Never bore your students again .
5 Strategies to make learning interesting
I'll bet you've been there. You start a class by beginning to read information to your students, and you are met with bored, disinterested stares. It's obvious the students can't wait to be done with your class.
What do you think went wrong?
One reason is that your students don't see how what you're saying is relevant to them. And if they don't see from the beginning how your lesson matters, they may not be interested in what you have to say.
Your students are asking themselves: How do all these abstract concepts in Chemistry, Further Math, or Economics matter in Real Life?" Or, perhaps, "why does school even matter?
It’s a question of Why? Often times we are quick to going into the What of our subject, giving our students information about the subject, without taking time to explain "Why" the subject matters.
And not just for subjects, we must also do this for the topics that we teach under the subjects.
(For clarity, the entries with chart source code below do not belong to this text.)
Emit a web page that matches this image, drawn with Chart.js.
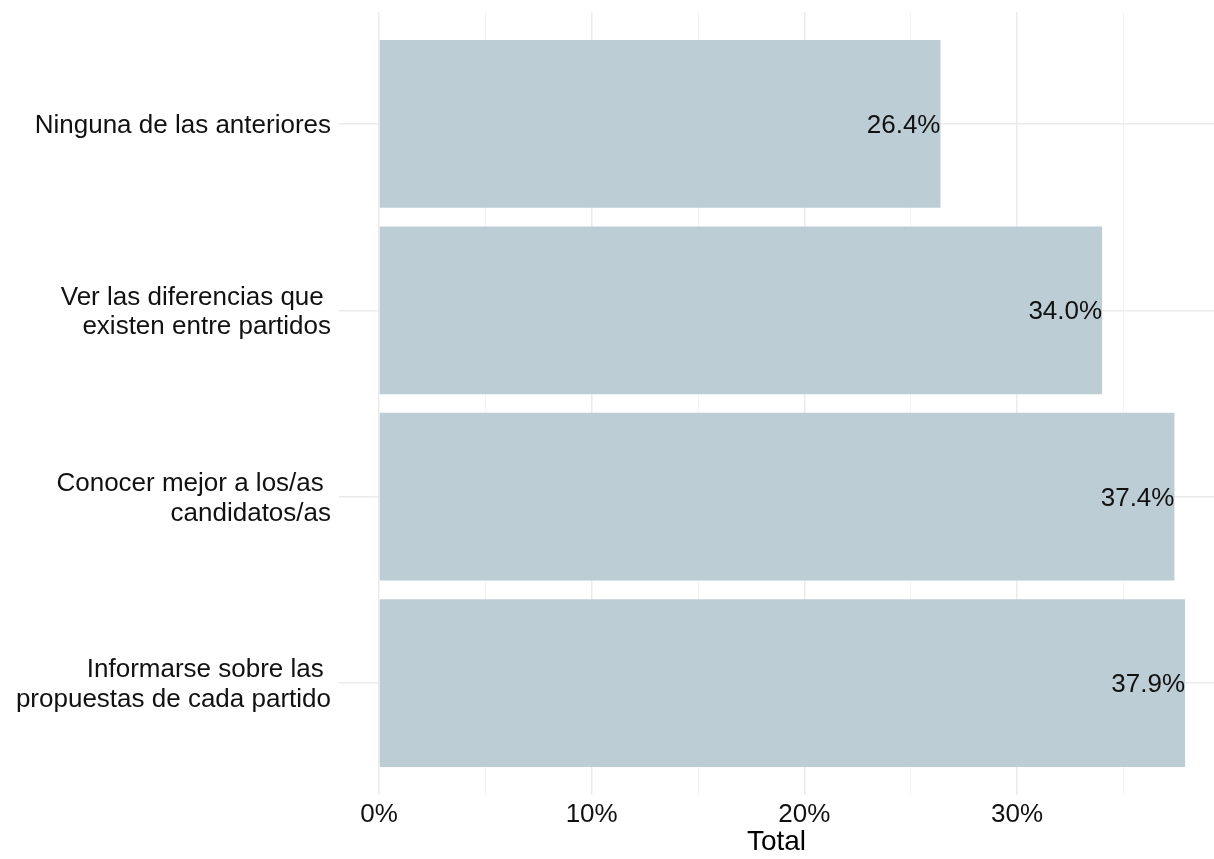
<!DOCTYPE html>
<html>
<head>
<meta charset="utf-8">
<script src="https://cdn.jsdelivr.net/npm/chart.js@4/dist/chart.umd.min.js"></script>
<style>
    html, body { margin: 0; padding: 0; background: #fff; }
    #wrap { width: 1214px; height: 859px; }
</style>
</head>
<body>
<div id="wrap"><canvas id="TotalBarChart" width="1214" height="859"></canvas></div>
<script>
// answers, listed top to bottom as they show on the chart
var Categories = [
    ['Ninguna de las anteriores'],
    ['Ver las diferencias que ', 'existen entre partidos'],
    ['Conocer mejor a los/as ', 'candidatos/as'],
    ['Informarse sobre las ', 'propuestas de cada partido']
];
var Values = [26.4, 34.0, 37.4, 37.9];
var MajorTicks = [0, 10, 20, 30];
var MinorTicks = [5, 15, 25, 35];

var FontName = '"Liberation Sans", Arial, sans-serif';

// category i sits at position n - i on the y scale (first one on top)
function CategoryPos(i) {
    return Categories.length - i;
}

// value labels written inside the end of each bar
var BarLabels = {
    id: 'barLabels',
    afterDatasetsDraw: function (chart) {
        var ctx = chart.ctx;
        var meta = chart.getDatasetMeta(0);
        ctx.save();
        ctx.font = '26px ' + FontName;
        ctx.fillStyle = '#111';
        ctx.textAlign = 'right';
        ctx.textBaseline = 'middle';
        meta.data.forEach(function (bar, i) {
            ctx.fillText(Values[i].toFixed(1) + '%', bar.x, bar.y + 2);
        });
        ctx.restore();
    }
};

function NoPadding(scale) {
    scale.paddingTop = 0;
    scale.paddingBottom = 0;
    scale.paddingLeft = 0;
    scale.paddingRight = 0;
}

DrawTotalChart();

function DrawTotalChart() {
    var ctx = document.getElementById('TotalBarChart').getContext('2d');
    window.MyTotalChart = new Chart(ctx, {
        type: 'bar',
        data: {
            datasets: [{
                data: Values.map(function (v, i) { return { x: v, y: CategoryPos(i) }; }),
                backgroundColor: '#bccdd6',
                borderWidth: 0,
                barPercentage: 0.9,
                categoryPercentage: 1
            }]
        },
        options: {
            indexAxis: 'y',
            responsive: false,
            animation: false,
            layout: { padding: { top: 12, right: 0, bottom: 0, left: 0 } },
            plugins: {
                legend: { display: false },
                tooltip: { enabled: false }
            },
            scales: {
                x: {
                    type: 'linear',
                    min: -1.88,
                    max: 39.26,
                    afterBuildTicks: function (scale) {
                        scale.ticks = MajorTicks.concat(MinorTicks).sort(function (a, b) { return a - b; })
                            .map(function (v) { return { value: v }; });
                    },
                    afterFit: function (scale) {
                        scale.height = 64;
                        NoPadding(scale);
                    },
                    border: { display: false },
                    grid: {
                        drawTicks: false,
                        color: function (c) {
                            return MajorTicks.indexOf(c.tick.value) >= 0 ? '#ebebeb' : '#f3f3f3';
                        },
                        lineWidth: function (c) {
                            return MajorTicks.indexOf(c.tick.value) >= 0 ? 1.5 : 1;
                        }
                    },
                    ticks: {
                        autoSkip: false,
                        maxRotation: 0,
                        padding: 4,
                        color: '#111',
                        font: { family: FontName, size: 26 },
                        callback: function (value) {
                            return MajorTicks.indexOf(value) >= 0 ? value + '%' : '';
                        }
                    },
                    title: {
                        display: true,
                        text: 'Total',
                        color: '#000',
                        padding: 0,
                        font: { family: FontName, size: 28 }
                    }
                },
                y: {
                    type: 'linear',
                    min: 0.4,
                    max: 4.6,
                    offset: false,
                    afterBuildTicks: function (scale) {
                        scale.ticks = Categories.map(function (c, i) { return { value: CategoryPos(i) }; });
                    },
                    afterFit: function (scale) {
                        scale.width = 339;
                        NoPadding(scale);
                    },
                    border: { display: false },
                    grid: {
                        offset: false,
                        drawTicks: false,
                        color: '#ebebeb',
                        lineWidth: 1.5
                    },
                    ticks: {
                        autoSkip: false,
                        padding: 8,
                        labelOffset: 2,
                        color: '#111',
                        font: { family: FontName, size: 26, lineHeight: 1.15 },
                        callback: function (value) {
                            return Categories[Categories.length - value];
                        }
                    }
                }
            }
        },
        plugins: [BarLabels]
    });
}
</script>
</body>
</html>
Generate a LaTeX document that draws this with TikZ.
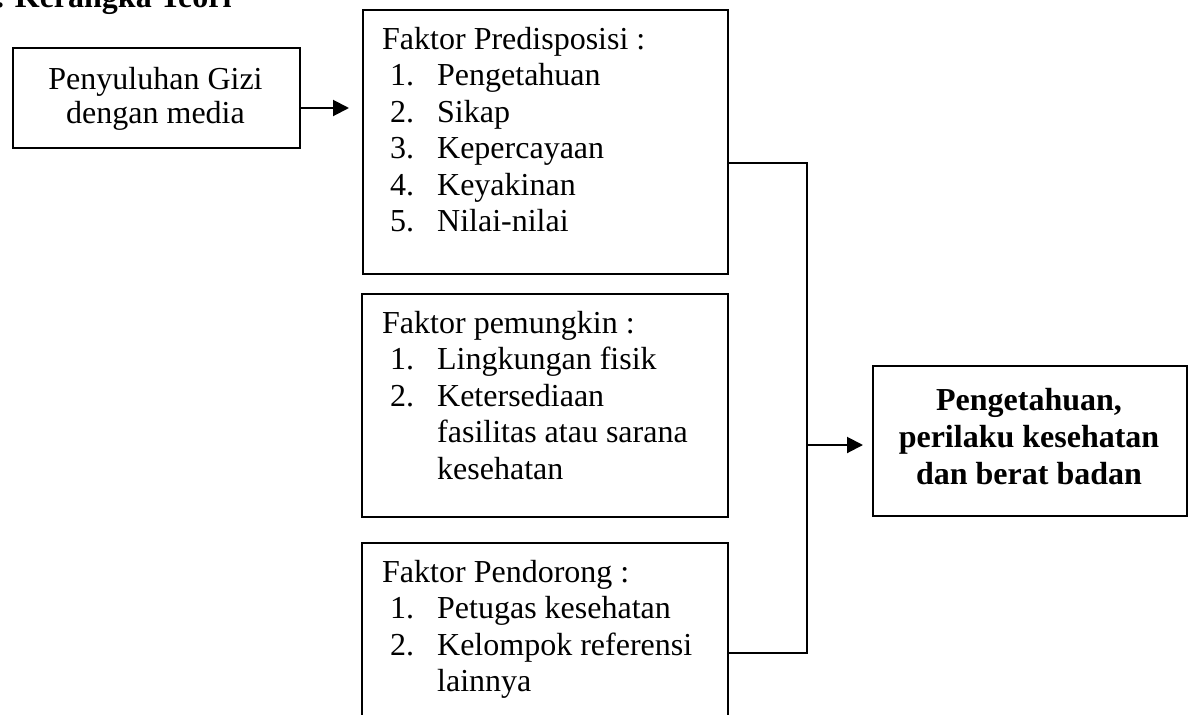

We owe our students the duty to make them see the relevance of that topic.
For example, if you teach economics and you want to teach the topic, "Inflation", rather than merely reeling out an academic definition of inflation, you could start with a question, "what's your favorite imported biscuit?" Is the price you bought the biscuit last year, the same as this year? What do you think caused the price increase?
In doing this, your students begin to see how Inflation matters in their day-to-day lives, and you will more likely secure their interest in the topic. Once you have their interest and a bit of conversation going, you can then begin your lesson.
There’s a quote I love that aptly summarizes this principle, "a child’s mind is not (first) a container to be filled, but rather a fire to be kindled"
To more effectively teach students, our first goal should be to spark a fire of interest in them regarding the lesson, before we than progress to filling their minds with knowledge about it. And one way to spark their interest is to make them see why the subject matters.
So before you take your next lesson ask yourself: why should my students listen to me? How can I make them see the relevance of what I’m saying?
Once you establish why a subject or lesson matters to them, make sure to regularly repeat it over the course of time, particularly for subjects. Your students may forget with time why that subject matters, so you may need to remind them again and again until it sticks.
Remember, when you give knowledge to students who have no desire for it, it’s like putting a clothe on a line with no peg to hold it; it easily falls away when the wind blows.